__GIVEN EXERCISE__: Copy out the data below as written; omit any images.

__AVAILABLE DATA__:
• • • • •

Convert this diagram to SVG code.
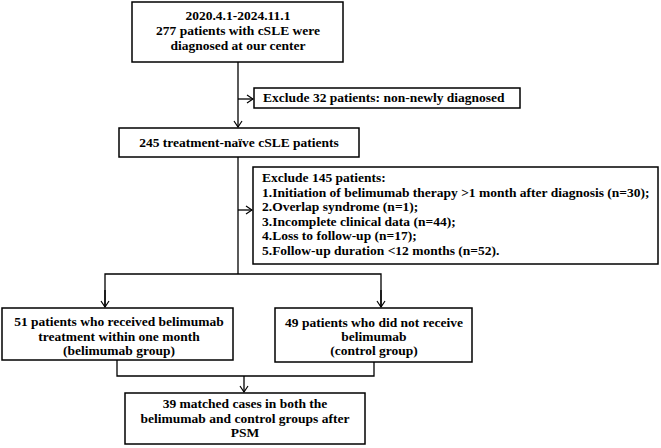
<svg xmlns="http://www.w3.org/2000/svg" width="661" height="448" viewBox="0 0 661 448">
<style>
.box{fill:#fff;stroke:#000;stroke-width:1.5}
.t{font-family:"Liberation Serif","Times New Roman",serif;font-weight:bold;font-size:13.5px;fill:#000}
.c{text-anchor:middle}
.ln{fill:none;stroke:#000;stroke-width:1.3}
</style>
<defs>
<marker id="arr" markerWidth="8" markerHeight="10" refX="7" refY="5" orient="auto" markerUnits="userSpaceOnUse">
<path d="M1,1 L7,5 L1,9" fill="none" stroke="#000" stroke-width="1.2"/>
</marker>
</defs>
<rect width="661" height="448" fill="#fff"/>
<g id="connectors">
<line class="ln" x1="238" y1="62" x2="238" y2="127" marker-end="url(#arr)"/>
<line class="ln" x1="238" y1="99" x2="253" y2="99" marker-end="url(#arr)"/>
<line class="ln" x1="238" y1="157" x2="238" y2="274"/>
<line class="ln" x1="238" y1="210" x2="252" y2="210" marker-end="url(#arr)"/>
<polyline class="ln" points="105,307 105,274 381,274 381,307"/>
<line class="ln" x1="105" y1="290" x2="105" y2="307" marker-end="url(#arr)"/>
<line class="ln" x1="381" y1="290" x2="381" y2="307" marker-end="url(#arr)"/>
<polyline class="ln" points="117,360 117,376 374,376 374,362"/>
<line class="ln" x1="244" y1="376" x2="244" y2="392" marker-end="url(#arr)"/>
</g>
<g id="n1">
<rect class="box" x="132" y="2" width="211" height="60"/>
<text class="t c" x="238" y="20">2020.4.1-2024.11.1</text>
<text class="t c" x="238" y="35">277 patients with cSLE were</text>
<text class="t c" x="238" y="50">diagnosed at our center</text>
</g>
<g id="n2">
<rect class="box" x="254" y="88" width="266" height="20"/>
<text class="t" x="263" y="102">Exclude 32 patients: non-newly diagnosed</text>
</g>
<g id="n3">
<rect class="box" x="119" y="128" width="240" height="29"/>
<text class="t c" x="239" y="147">245 treatment-naïve cSLE patients</text>
</g>
<g id="n4">
<rect class="box" x="253" y="167" width="405" height="97"/>
<text class="t" x="262" y="182">Exclude 145 patients:</text>
<text class="t" x="262" y="196.5">1.Initiation of belimumab therapy &gt;1 month after diagnosis (n=30);</text>
<text class="t" x="262" y="211">2.Overlap syndrome (n=1);</text>
<text class="t" x="262" y="225.5">3.Incomplete clinical data (n=44);</text>
<text class="t" x="262" y="240">4.Loss to follow-up (n=17);</text>
<text class="t" x="262" y="254.5">5.Follow-up duration &lt;12 months (n=52).</text>
</g>
<g id="n5">
<rect class="box" x="2" y="308" width="231" height="52"/>
<text class="t c" x="119" y="326">51 patients who received belimumab</text>
<text class="t c" x="119" y="340.5">treatment within one month</text>
<text class="t c" x="119" y="355">(belimumab group)</text>
</g>
<g id="n6">
<rect class="box" x="275" y="308" width="197" height="54"/>
<text class="t c" x="374" y="327">49 patients who did not receive</text>
<text class="t c" x="374" y="341">belimumab</text>
<text class="t c" x="374" y="355">(control group)</text>
</g>
<g id="n7">
<rect class="box" x="125" y="393" width="240" height="51"/>
<text class="t c" x="245" y="408">39 matched cases in both the</text>
<text class="t c" x="245" y="422.5">belimumab and control groups after</text>
<text class="t c" x="245" y="437">PSM</text>
</g>
</svg>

• • • • •

__RESULT BELOW__:
Convert this diagram to SVG code.
<svg xmlns="http://www.w3.org/2000/svg" width="661" height="448" viewBox="0 0 661 448">
<style>
.box{fill:#fff;stroke:#000;stroke-width:1.5}
.t{font-family:"Liberation Serif","Times New Roman",serif;font-weight:bold;font-size:13.5px;fill:#000}
.c{text-anchor:middle}
.ln{fill:none;stroke:#000;stroke-width:1.3}
</style>
<defs>
<marker id="arr" markerWidth="8" markerHeight="10" refX="7" refY="5" orient="auto" markerUnits="userSpaceOnUse">
<path d="M1,1 L7,5 L1,9" fill="none" stroke="#000" stroke-width="1.2"/>
</marker>
</defs>
<rect width="661" height="448" fill="#fff"/>
<g id="connectors">
<line class="ln" x1="238" y1="62" x2="238" y2="127" marker-end="url(#arr)"/>
<line class="ln" x1="238" y1="99" x2="253" y2="99" marker-end="url(#arr)"/>
<line class="ln" x1="238" y1="157" x2="238" y2="274"/>
<line class="ln" x1="238" y1="210" x2="252" y2="210" marker-end="url(#arr)"/>
<polyline class="ln" points="105,307 105,274 381,274 381,307"/>
<line class="ln" x1="105" y1="290" x2="105" y2="307" marker-end="url(#arr)"/>
<line class="ln" x1="381" y1="290" x2="381" y2="307" marker-end="url(#arr)"/>
<polyline class="ln" points="117,360 117,376 374,376 374,362"/>
<line class="ln" x1="244" y1="376" x2="244" y2="392" marker-end="url(#arr)"/>
</g>
<g id="n1">
<rect class="box" x="132" y="2" width="211" height="60"/>
<text class="t c" x="238" y="20">2020.4.1-2024.11.1</text>
<text class="t c" x="238" y="35">277 patients with cSLE were</text>
<text class="t c" x="238" y="50">diagnosed at our center</text>
</g>
<g id="n2">
<rect class="box" x="254" y="88" width="266" height="20"/>
<text class="t" x="263" y="102">Exclude 32 patients: non-newly diagnosed</text>
</g>
<g id="n3">
<rect class="box" x="119" y="128" width="240" height="29"/>
<text class="t c" x="239" y="147">245 treatment-naïve cSLE patients</text>
</g>
<g id="n4">
<rect class="box" x="253" y="167" width="405" height="97"/>
<text class="t" x="262" y="182">Exclude 145 patients:</text>
<text class="t" x="262" y="196.5">1.Initiation of belimumab therapy &gt;1 month after diagnosis (n=30);</text>
<text class="t" x="262" y="211">2.Overlap syndrome (n=1);</text>
<text class="t" x="262" y="225.5">3.Incomplete clinical data (n=44);</text>
<text class="t" x="262" y="240">4.Loss to follow-up (n=17);</text>
<text class="t" x="262" y="254.5">5.Follow-up duration &lt;12 months (n=52).</text>
</g>
<g id="n5">
<rect class="box" x="2" y="308" width="231" height="52"/>
<text class="t c" x="119" y="326">51 patients who received belimumab</text>
<text class="t c" x="119" y="340.5">treatment within one month</text>
<text class="t c" x="119" y="355">(belimumab group)</text>
</g>
<g id="n6">
<rect class="box" x="275" y="308" width="197" height="54"/>
<text class="t c" x="374" y="327">49 patients who did not receive</text>
<text class="t c" x="374" y="341">belimumab</text>
<text class="t c" x="374" y="355">(control group)</text>
</g>
<g id="n7">
<rect class="box" x="125" y="393" width="240" height="51"/>
<text class="t c" x="245" y="408">39 matched cases in both the</text>
<text class="t c" x="245" y="422.5">belimumab and control groups after</text>
<text class="t c" x="245" y="437">PSM</text>
</g>
</svg>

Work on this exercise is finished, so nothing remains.